The global real estate industry contributes significantly to the gross domestic product (GDP) of many developing and developed nations. However, residential, commercial and industrial buildings are responsible for 20 per cent of carbon dioxide (CO2) emissions. These buildings are sources of CO2 and other greenhouse gases (GHGs) emissions, due to the huge amount of natural resources they consume and waste they generate. Real estate consumes over 40 per cent of global energy annually; 30 per cent of raw materials and 12 per cent of drinking water. The industry accounts for 25-40 per cent of solid waste.
Real estate, urban development and other human activities constitute an existential threat to biodiversity – which entails the totality of genes, species and ecosystems. The loss of biodiversity, which the world is already experiencing, is one of the drivers of global warming. Experts have called for urgent action to conserve biodiversity by embedding sustainability best practices in human activities as a pathway for achieving sustainable development. Accordingly, real estate developers across the globe need to find solutions for building a sustainable future for the coming generations.

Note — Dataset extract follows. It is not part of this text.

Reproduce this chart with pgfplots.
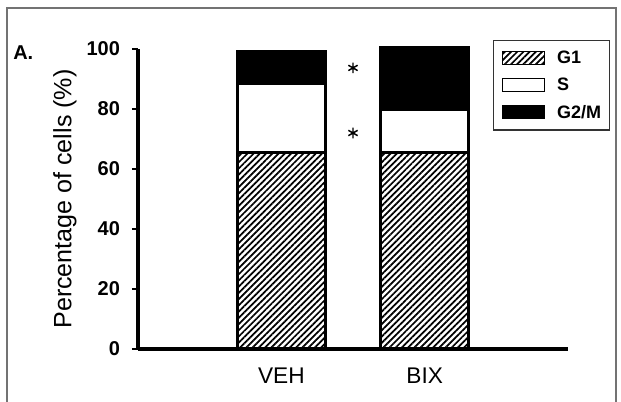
\documentclass[border=0pt]{standalone}
\usepackage{pgfplots}
\pgfplotsset{compat=1.18}
\usepackage{fontspec}
\setmainfont{Liberation Sans}
\usetikzlibrary{patterns.meta}
\begin{document}
\begin{tikzpicture}
\useasboundingbox (-103.5pt,-39pt) rectangle (362.25pt,261.75pt);
\draw[black!55, line width=1.1pt] (-98.25pt,-60pt) -- (-98.25pt,255.75pt) -- (358.5pt,255.75pt) -- (358.5pt,-60pt);
\node[anchor=north west, inner sep=0pt, font=\fontsize{15}{18}\selectfont\bfseries] at (-93.75pt,228pt) {A.};
\begin{axis}[
  at={(0pt,0pt)}, anchor=south west,
  width=322.5pt, height=225pt, scale only axis,
  xmin=0, xmax=3, ymin=0, ymax=100,
  axis x line*=bottom, axis y line*=left,
  axis line style={line width=2.4pt},
  ybar stacked, bar width=66pt,
  xtick={1,2}, xticklabels={VEH,BIX},
  x tick style={draw=none},
  ytick={0,20,...,100},
  tick align=outside, major tick length=4.5pt,
  y tick style={line width=2pt, black},
  /pgf/number format/assume math mode=true,
  yticklabel style={font=\fontsize{15}{17}\selectfont\bfseries, xshift=-5.5pt},
  xticklabel style={font=\fontsize{17}{19}\selectfont, yshift=-6pt},
  ylabel={Percentage of cells (\%)},
  ylabel style={font=\fontsize{18.8}{22}\selectfont, at={(axis description cs:-0.1698,0.5)}, anchor=center},
  clip=false,
  legend image code/.code={\draw[#1, line width=1.2pt] (0pt,-4.5pt) rectangle (31.5pt,5.25pt);},
  legend cell align=left,
  legend style={at={(axis description cs:0.8256,1.03)}, anchor=north west,
    draw=black!80, line width=0.8pt,
    font=\fontsize{13.5}{15}\selectfont\bfseries,
    inner xsep=6pt, inner ysep=7.5pt, row sep=9pt,
    nodes={inner sep=0pt},
    /tikz/every odd column/.append style={column sep=9pt}},
]
\addplot[draw=black, line width=2pt, fill=white, pattern={Lines[angle=45,distance=3.3pt,line width=1.3pt]}] coordinates {(1,65.5) (2,65.5)};
\addplot[draw=black, line width=2pt, fill=white] coordinates {(1,23.0) (2,14.2)};
\addplot[draw=black, line width=2pt, fill=black] coordinates {(1,10.7) (2,20.8)};
\legend{G1,S,G2/M}
\end{axis}
\begin{axis}[
  at={(0pt,0pt)}, anchor=south west,
  width=322.5pt, height=225pt, scale only axis,
  xmin=0, xmax=3, ymin=0, ymax=100,
  axis lines=none, clip=false,
]
\addplot[only marks, mark=asterisk, mark size=4pt, mark options={line width=1.1pt, black}] coordinates {(1.5,93.7) (1.5,72)};
\end{axis}
\end{tikzpicture}
\end{document}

The industry must pursue positive long-term societal and environmental goals, in addition to economic goals.
The 17 Sustainable Development Goals (SDGs) of the United Nations represent a coherent and integrated framework for addressing the most urgent global development challenges, including poverty, hunger, income inequality and climate change. Improving the sustainability and affordability of housing and urban living has direct impact on almost all the SDGs.
According to a 2016 report by the World Economic Forum, emissions caused by buildings and new construction are expected to grow. The projected global population growth is expected to create a demand of 260 million new residential properties and 540 million square metres of office space in the largest 750 cities by 2030 based on the Oxford Economics’ Global Cities 2030 report, which shows Lagos will become Africa’s largest city in GDP terms, while ranking 114th globally.
In developing countries like Nigeria, adoption of sustainable eco-friendly substitutes in terms of raw materials for real estate development requires significant motivation and possibly an organized platform to foster discussions on the subject-matter. Innovation spawned from research and development is also an essential component of sustainability in the real estate industry.
For almost eight years, ESMT Berlin – a private non-profit business school based in the German city – has been facilitating the Sustainable Business Roundtable or SBRT. Adidas, ING, Siemens, Unilever, and other international member-companies have created a viable corporate agenda for sustainability. In contrast to these companies, businesses in the real estate sector have been relatively slow to adopt new and sustainable ways of operating. In fact, according to research published in 2017 by Corporate Knights, only three of the 100 most sustainable corporations in the world are real estate companies.
What is holding the real estate companies back, and how can we change the situation in Nigeria?
Offering developments for better and sustainable living/working in cities is on the agenda of many municipalities. Indeed, real estate companies have an excellent opportunity to drive sustainability topics like smart cities or e-mobility. This will require collaboration with players as diverse as retailers, car manufacturers and mobile broadband providers (some of which have commenced already in Nigeria). If done well, such initiatives have the potential to shape sustainable consumption and drive the development of sustainable cities.
Generate shared value
The gamut of real estate stakeholders is broad, but it encompasses manufacturers of fittings and fixtures, building materials, architects, financiers and ultimately the customers or end-users. Imbibing the ethos of shared values means real estate firms can create a situation where they focus exclusively on generating long-term value for their stakeholders, while being environmentally and socially responsible corporate citizens. This is contrary to the so-called tragedy of the commons – whereby economic actors collaborate in their mutual selfish interest.
Company employees can also play a valuable role in the process. To do this, they need to be aware of what the issues are and have a say as to what can be done. If this approach were to be adopted by institutions in both the public and private sectors, the long-term benefits would be phenomenal.
No single player in the real estate sector can have a considerable positive impact without collaboration. Businesses and other stakeholders must cooperate to solve complex problems.
The current state of affairs where there is very limited collaboration needs to change. Collaboration among players is necessary to attain significant reduction in pollution and environmental degradation. Evidence is growing that green buildings provide some of the most effective means to achieving a range of global development goals, including climate change mitigating, economic growth as well as renewal and planning of cities and other human settlements.
Green residential projects are not a fanciful trend anymore. They are rapidly becoming the new standard for healthy and responsible living. Green projects bring with them aspects like sustainable design, scientific construction and energy-efficient operations.
As with all businesses, knowledge is the key to making the right choices and ensuring that one’s decision results in the anticipated outcome – both in terms of investment value and in lifestyle benefits.
Recognizing the growing need for sustainable living in Nigeria, Shedrack and Ella Estate undertakes continuous improvement and research in developing sustainable communities that nestle comfortably amidst serene landscapes, with green elements incorporated seamlessly into the designs to offer a holistic sustainable living experience.